» **INSTRUCTIONS TO FOLLOW**
Exactly retype the lines from the top of the data through the line containing "(75,190) -- (1526,190);", leaving out every picture.

## Start

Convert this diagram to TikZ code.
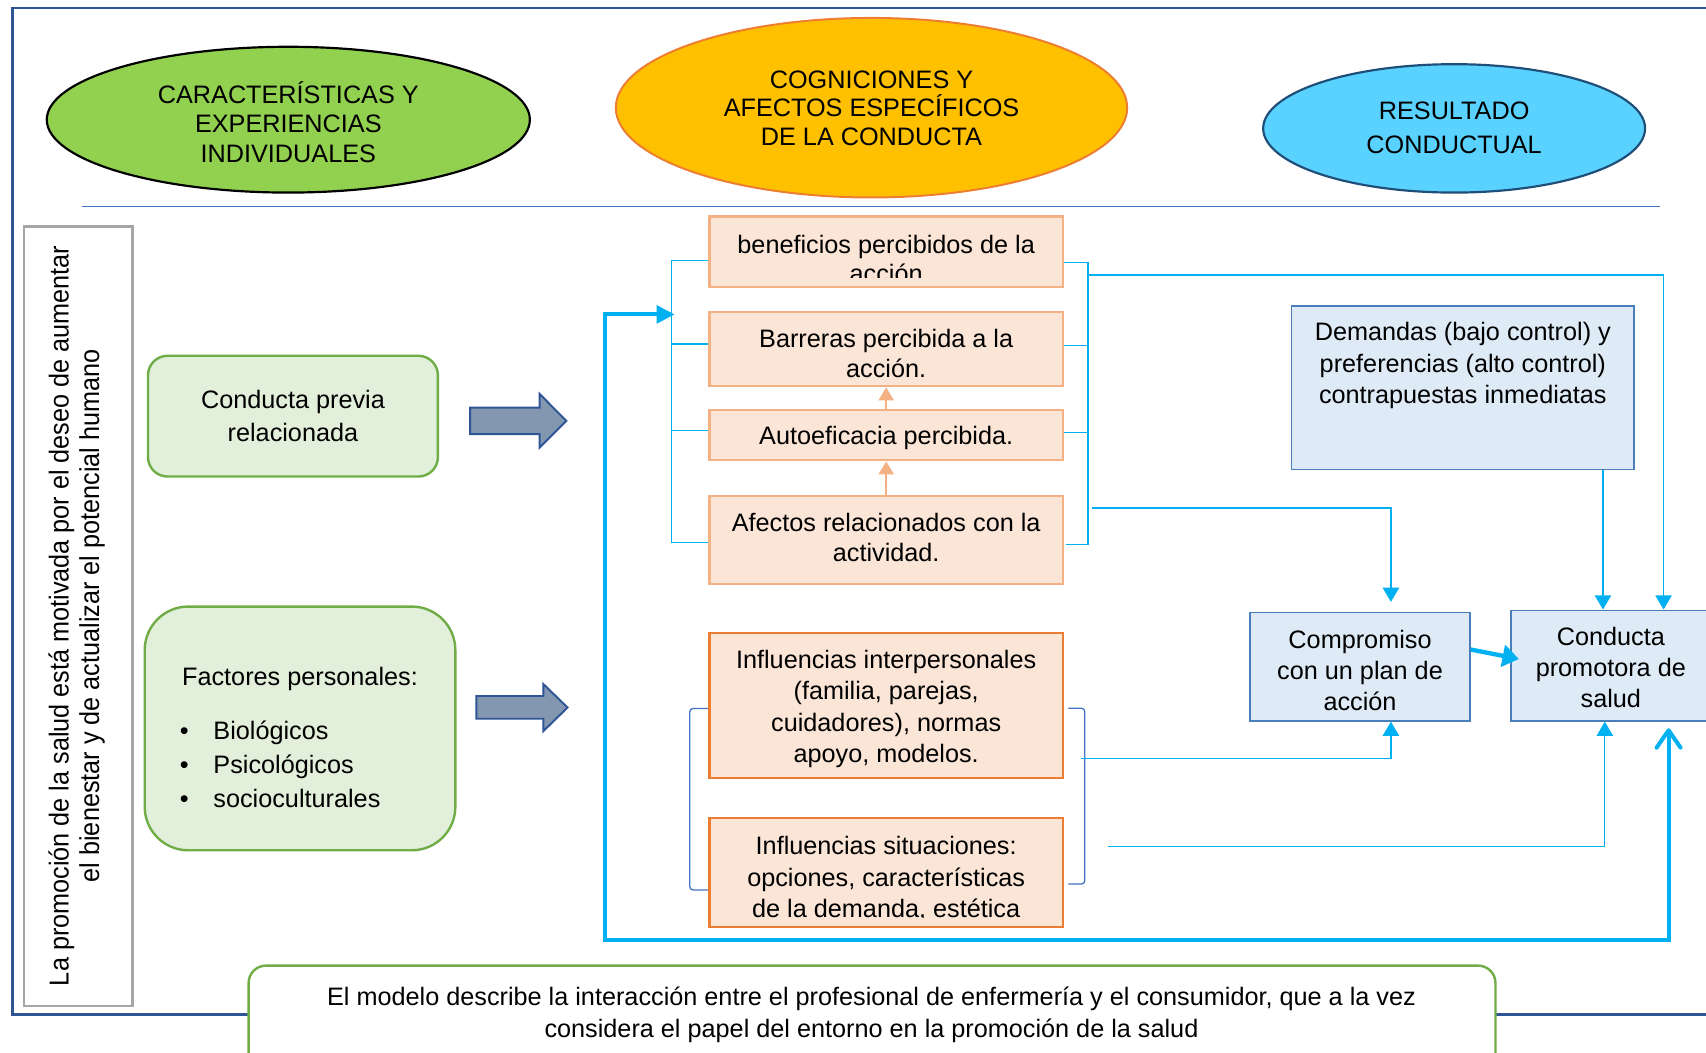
\documentclass[tikz,border=0pt]{standalone}
\usepackage{fontspec}
\setmainfont{Liberation Sans}
\newfontfamily\narrowsans[FakeStretch=0.92]{Liberation Sans}
\usetikzlibrary{arrows.meta,shapes.geometric,calc}
\definecolor{frameblue}{HTML}{2F5597}
\definecolor{sepblue}{HTML}{4472C4}
\definecolor{egreen}{HTML}{92D050}
\definecolor{egold}{HTML}{FFC000}
\definecolor{eorange}{HTML}{ED7D31}
\definecolor{ecyan}{HTML}{5AD2FF}
\definecolor{edark}{HTML}{1F4E79}
\definecolor{lgreen}{HTML}{E2EFDA}
\definecolor{mgreen}{HTML}{70AD47}
\definecolor{peach}{HTML}{FBE5D6}
\definecolor{peachline}{HTML}{F4B183}
\definecolor{lblue}{HTML}{DEEBF7}
\definecolor{boxblue}{HTML}{4A7EBB}
\definecolor{cyanline}{HTML}{00B0F0}
\definecolor{arrowfill}{HTML}{8497B0}
\definecolor{graybox}{HTML}{A6A6A6}
\begin{document}
\begin{tikzpicture}[x=0.5pt,y=-0.5pt,
  txt/.style={font=\fontsize{11.6pt}{13.5pt}\selectfont, align=center, inner sep=0pt},
  ell/.style={ellipse, inner sep=0pt, align=center},
  obox/.style={rectangle, fill=peach, draw=peachline, line width=1.1pt, minimum width=162.5pt, inner sep=0pt, align=center},
  dobox/.style={obox, draw=eorange},
  bbox/.style={rectangle, fill=lblue, draw=boxblue, line width=0.8pt, inner sep=0pt, align=center},
  gbox/.style={rectangle, rounded corners=9pt, fill=lgreen, draw=mgreen, line width=1.1pt, inner sep=0pt, align=center},
  blockarrow/.style={fill=arrowfill, draw=frameblue, line width=0.9pt, line join=miter},
  cline/.style={draw=cyanline, line width=0.6pt},
  carrow/.style={cline, -{Triangle[length=6.5pt,width=7.5pt]}},
  bracketline/.style={draw=sepblue, line width=0.6pt, rounded corners=1.5pt},
  oarrow/.style={draw=peachline, line width=0.9pt, -{Triangle[length=6pt,width=7pt]}},
  loopline/.style={draw=cyanline, line width=1.85pt, line join=miter},
]
\useasboundingbox (0,0) rectangle (1568,967);
\fill[white] (0,0) rectangle (1568,967);
\clip (0,0) rectangle (1568,967);

% outer frame and separator
\draw[frameblue, line width=1pt] (11.5,7.5) rectangle (1640,932.5);
\draw[sepblue, line width=0.6pt] (75,190) -- (1526,190);

% header ellipses
\node[ell, fill=egreen, draw=black, line width=1pt, minimum width=222pt, minimum height=67pt] (e1) at (265,110) {};
\node[txt] (e1t) at (265,112) {CARACTERÍSTICAS Y\\EXPERIENCIAS\\INDIVIDUALES};
\node[ell, fill=egold, draw=eorange, line width=0.9pt, minimum width=235pt, minimum height=82.5pt] (e2) at (801,99) {};
\node[txt, font=\fontsize{11.6pt}{13.2pt}\selectfont] (e2t) at (801,99.5) {COGNICIONES Y\\AFECTOS ESPECÍFICOS\\DE LA CONDUCTA};
\node[ell, fill=ecyan, draw=edark, line width=1pt, minimum width=175.5pt, minimum height=59pt] (e3) at (1336.5,118) {};
\node[txt, font=\fontsize{11.6pt}{15.5pt}\selectfont] (e3t) at (1336.5,117.5) {RESULTADO\\CONDUCTUAL};

% left vertical box
\node[rectangle, draw=graybox, fill=white, line width=1.2pt, minimum width=49.75pt, minimum height=358.25pt, inner sep=0pt] (lbox) at (71.75,566.25) {};
\node[rotate=90, align=center, inner sep=0pt, font=\narrowsans\fontsize{12.6pt}{14pt}\selectfont] (ltext) at (70.4,566)
  {La promoción de la salud está motivada por el deseo de aumentar\\el bienestar y de actualizar el potencial humano};

% green boxes
\node[gbox, txt, font=\fontsize{11.6pt}{15pt}\selectfont, minimum width=133.25pt, minimum height=55.5pt] (cprev) at (269.25,382.5)
  {Conducta previa\\relacionada};
\node[gbox, rounded corners=20pt, minimum width=142.75pt, minimum height=112pt] (fact) at (275.75,669.5) {};
\node[txt, anchor=base west] (fp) at (167,630) {Factores personales:};
\node[txt, anchor=base west] (b1) at (165,680) {\makebox[15.4pt][l]{\textbullet}Biológicos};
\node[txt, anchor=base west] (b2) at (165,711) {\makebox[15.4pt][l]{\textbullet}Psicológicos};
\node[txt, anchor=base west] (b3) at (165,742) {\makebox[15.4pt][l]{\textbullet}socioculturales};

% block arrows
\draw[blockarrow] (432,374.6) -- (495.9,374.6) -- (495.9,362) -- (520.5,386.8) -- (495.9,411.5) -- (495.9,399) -- (432,399) -- cycle;
\draw[blockarrow] (437.9,639.7) -- (499.4,639.7) -- (499.4,628.7) -- (521.6,650.3) -- (499.4,672) -- (499.4,660.6) -- (437.9,660.6) -- cycle;

% orange boxes
\node[obox, minimum height=32.5pt] (benef) at (814.5,231.5) {};
\begin{scope}
  \clip (652,200) rectangle (977,255.5);
  \node[txt, font=\fontsize{11.6pt}{13pt}\selectfont] (beneft) at (814.5,238) {beneficios percibidos de la\\acción};
\end{scope}
\node[obox, minimum height=34pt] (barr) at (814.5,321) {};
\node[txt] (barrt) at (814.5,325) {Barreras percibida a la\\acción.};
\node[obox, minimum height=23pt] (auto) at (814.5,400) {};
\node[txt] (autot) at (814.5,403) {Autoeficacia percibida.};
\node[obox, minimum height=40.5pt] (afect) at (814.5,496.5) {};
\node[txt] (afectt) at (814.5,494) {Afectos relacionados con la\\actividad.};
\node[dobox, minimum height=66.5pt] (inter) at (814.5,648.5) {};
\node[txt, font=\fontsize{11.6pt}{14.4pt}\selectfont] (intert) at (814.5,651.5)
  {Influencias interpersonales\\(familia, parejas,\\cuidadores), normas\\apoyo, modelos.};
\node[dobox, minimum height=50pt] (situ) at (814.5,802) {};
\begin{scope}
  \clip (652,752) rectangle (977,843);
  \node[txt, font=\fontsize{11.6pt}{14.5pt}\selectfont] (situt) at (814.5,807.5)
    {Influencias situaciones:\\opciones, características\\de la demanda, estética};
\end{scope}

\draw[oarrow] (auto.north) -- (barr.south);
\draw[oarrow] (afect.north) -- (auto.south);

% blue boxes
\node[bbox, minimum width=157.5pt, minimum height=75.25pt] (dem) at (1344.5,356.25) {};
\node[txt, font=\fontsize{11.6pt}{14.5pt}\selectfont, anchor=north] (demt) at (1344.5,296)
  {Demandas (bajo control) y\\preferencias (alto control)\\contrapuestas inmediatas};
\node[bbox, minimum width=101pt, minimum height=49.75pt] (comp) at (1250,612.75) {};
\node[txt, font=\fontsize{11.6pt}{14.25pt}\selectfont] (compt) at (1250,616.5) {Compromiso\\con un plan de\\acción};
\node[bbox, minimum width=91.5pt, minimum height=50.75pt] (cps) at (1480.5,611.75) {};
\node[txt, font=\fontsize{11.6pt}{14.25pt}\selectfont] (cpst) at (1480.5,613.5) {Conducta\\promotora de\\salud};

% brackets around upper boxes
\draw[cline] (benef.west |- 0,239.5) -- (617,239.5) -- (617,498.7) -- (afect.west |- 0,498.7);
\draw[cline] (617,316.3) -- (barr.west |- 0,316.3);
\draw[cline] (617,395.4) -- (auto.west |- 0,395.4);
\draw[cline] (benef.east |- 0,241.2) -- (1000,241.2) -- (1000,500.5) -- (980,500.5);
\draw[cline] (barr.east |- 0,317.8) -- (1000,317.8);
\draw[cline] (auto.east |- 0,397.5) -- (1000,397.5);

% connectors to outcome
\coordinate (rb) at (1000,252.7);
\draw[carrow] (rb) -- (1529,252.7) -- (1529,0 |- cps.north);
\coordinate (af) at (1003.5,467);
\draw[carrow] (af) -- (1278.4,467) -- ($(1278.4,0 |- comp.north)+(0,-9)$);
\draw[carrow] (1473.3,0 |- dem.south) -- (1473.3,0 |- cps.north);
\draw[draw=cyanline, line width=2pt, -{Triangle[length=7.5pt,width=10pt]}] (comp.east |- 0,597) -- (1396,605.7);

% brackets around influences
\draw[bracketline] (inter.west |- 0,651.2) -- (634,651.2) -- (634,818) -- (situ.west |- 0,818);
\draw[bracketline] (982,651) -- (997,651) -- (997,812.5) -- (982,812.5);
\coordinate (ib) at (994,697);
\draw[carrow] (ib) -- (1278.4,697) -- (1278.4,0 |- comp.south);
\coordinate (sb) at (1018.4,778);
\draw[carrow] (sb) -- (1475,778) -- (1475,0 |- cps.south);

% thick feedback loop
\coordinate (lb) at (620,289);
\draw[loopline, {Triangle[length=8.2pt,width=8pt]}-{Straight Barb[length=8pt,width=11pt,round]}]
  (lb) -- (556,289) -- (556,864) -- (1533.6,864) -- ($(1533.6,0 |- cps.south)+(0,6)$);

% bottom note
\node[rectangle, rounded corners=8pt, draw=mgreen, fill=white, line width=1.1pt, minimum width=573pt, minimum height=56.25pt, inner sep=0pt] (note) at (801.5,943.75) {};
\node[txt, font=\fontsize{11.6pt}{14.5pt}\selectfont] (notet) at (801,932.5)
  {El modelo describe la interacción entre el profesional de enfermería y el consumidor, que a la vez\\considera el papel del entorno en la promoción de la salud};
\end{tikzpicture}
\end{document}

## End

» **SOLUTION TO THE EXERCISE**
Convert this diagram to TikZ code.
\documentclass[tikz,border=0pt]{standalone}
\usepackage{fontspec}
\setmainfont{Liberation Sans}
\newfontfamily\narrowsans[FakeStretch=0.92]{Liberation Sans}
\usetikzlibrary{arrows.meta,shapes.geometric,calc}
\definecolor{frameblue}{HTML}{2F5597}
\definecolor{sepblue}{HTML}{4472C4}
\definecolor{egreen}{HTML}{92D050}
\definecolor{egold}{HTML}{FFC000}
\definecolor{eorange}{HTML}{ED7D31}
\definecolor{ecyan}{HTML}{5AD2FF}
\definecolor{edark}{HTML}{1F4E79}
\definecolor{lgreen}{HTML}{E2EFDA}
\definecolor{mgreen}{HTML}{70AD47}
\definecolor{peach}{HTML}{FBE5D6}
\definecolor{peachline}{HTML}{F4B183}
\definecolor{lblue}{HTML}{DEEBF7}
\definecolor{boxblue}{HTML}{4A7EBB}
\definecolor{cyanline}{HTML}{00B0F0}
\definecolor{arrowfill}{HTML}{8497B0}
\definecolor{graybox}{HTML}{A6A6A6}
\begin{document}
\begin{tikzpicture}[x=0.5pt,y=-0.5pt,
  txt/.style={font=\fontsize{11.6pt}{13.5pt}\selectfont, align=center, inner sep=0pt},
  ell/.style={ellipse, inner sep=0pt, align=center},
  obox/.style={rectangle, fill=peach, draw=peachline, line width=1.1pt, minimum width=162.5pt, inner sep=0pt, align=center},
  dobox/.style={obox, draw=eorange},
  bbox/.style={rectangle, fill=lblue, draw=boxblue, line width=0.8pt, inner sep=0pt, align=center},
  gbox/.style={rectangle, rounded corners=9pt, fill=lgreen, draw=mgreen, line width=1.1pt, inner sep=0pt, align=center},
  blockarrow/.style={fill=arrowfill, draw=frameblue, line width=0.9pt, line join=miter},
  cline/.style={draw=cyanline, line width=0.6pt},
  carrow/.style={cline, -{Triangle[length=6.5pt,width=7.5pt]}},
  bracketline/.style={draw=sepblue, line width=0.6pt, rounded corners=1.5pt},
  oarrow/.style={draw=peachline, line width=0.9pt, -{Triangle[length=6pt,width=7pt]}},
  loopline/.style={draw=cyanline, line width=1.85pt, line join=miter},
]
\useasboundingbox (0,0) rectangle (1568,967);
\fill[white] (0,0) rectangle (1568,967);
\clip (0,0) rectangle (1568,967);

% outer frame and separator
\draw[frameblue, line width=1pt] (11.5,7.5) rectangle (1640,932.5);
\draw[sepblue, line width=0.6pt] (75,190) -- (1526,190);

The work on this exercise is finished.